Frequently Asked Questions (FAQs)

  1. What is basic customs duty?
  2. Basic customs duty is a type of tax imposed under the Customs Act, 1962. The basic customs duty charged differs from item to item, and the Central Government of India has the right to exempt or reduce any item from being taxed the basic customs duty.

  3. What is customs duty exemption?
  4. Customs duty exemption means that the Central Government of India has the right to not allow any custom duty to be charged on a particular item under the Customes Act, 1962. This can be done for good which are of strategic or secret nature or is intended to be used for charitable purposes.

  5. What is the customs duty on mobiles in India?
  6. The customs duty charged on mobiles in India is 10% service welfare cess over and above the existing 20% basic customs duty. The customs duty for mobile chargers and motherboard are 20%.

  7. Where can I pay custom duty in India?
  8. You can pay your customs duty by visiting the ICEGATE website where you will have to login to the portal by entering your login credentials. You will find the e-payment link, click on it and select the mode of payment. You can then follow the steps to complete the payment of your customs duty.

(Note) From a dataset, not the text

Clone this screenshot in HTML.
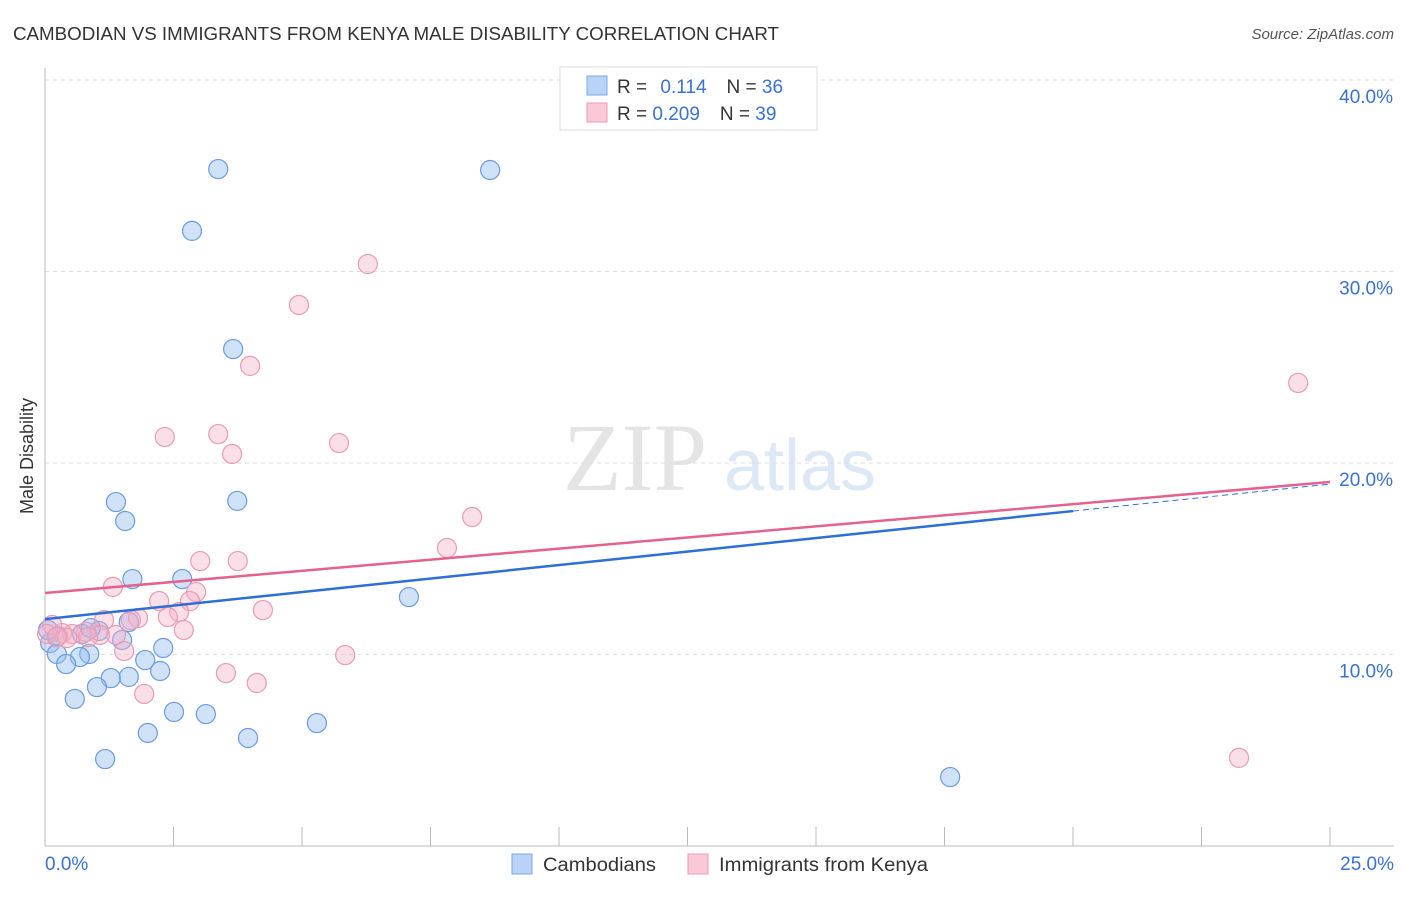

  9. Who imposed customs duty in India?
  10. The customs duty is imposed by the Government of India under the Indian Customs Act formulated in 1962 under the Constitution of India under Article 265.

News About Custom Duty

  • Retail sector seeking a cut in customs duty on furniture

    The industry body, that is the Confederation of Indian Industry or CII has recently put forward a number of recommendations ahead of the upcoming Union Budget which is scheduled for the month of February 2021. The recommendations have come on behalf of the retail sector.

    The recommendations include the likes of reduction in the custom duties on furniture imports, overhauling of local testing facilities for the import of items such as toys, implementation of a system for the pan India return of goods in stores, and so on. The pre-budget memorandum of the CII for the fiscal year 2021-22 listed a number of pointers which will benefit the retail trade of the country.

    05 January 2021

  • Custom duty hike increases price of Xiaomi, Samsung, and Apple phones

    India Cellular and Electronics Association (ICEA) had said that the Indian government has taken a decision to put a 10% import duty on smartphones' touch panel and display. The custom duty on the display of the smart phones will be applicable from 1 October, 2020. This move was made to encourage the ‘Make in India' movement.

    With the 10% custom duty, all smartphones will now become more expensive for the consumers as the touch panels and displays are being imported. The maximum retail price (MRP) of a lot of the smartphones (Apple, Realme, Xiaomi, Vivo, Huawei, and Samsung) will be increased.

    06 October 2020

  • Custom duty to be charged on open cell from 1 October, domestic industries liable to have manufacturing capacity

    Open Cell is an important component for the manufacturing of televisions and customs duty will be charged on it going forward at the rate of 5%. The tax will be charged on the open cell from 1 October 2020.

    There was a customs duty exemption which was given to the Open Cell and it is due to end on the 30th of September. The exemption was offered as the industry needed some time to build domestic capacity. This decision is an element of the Phased Manufacturing Plan (PMP).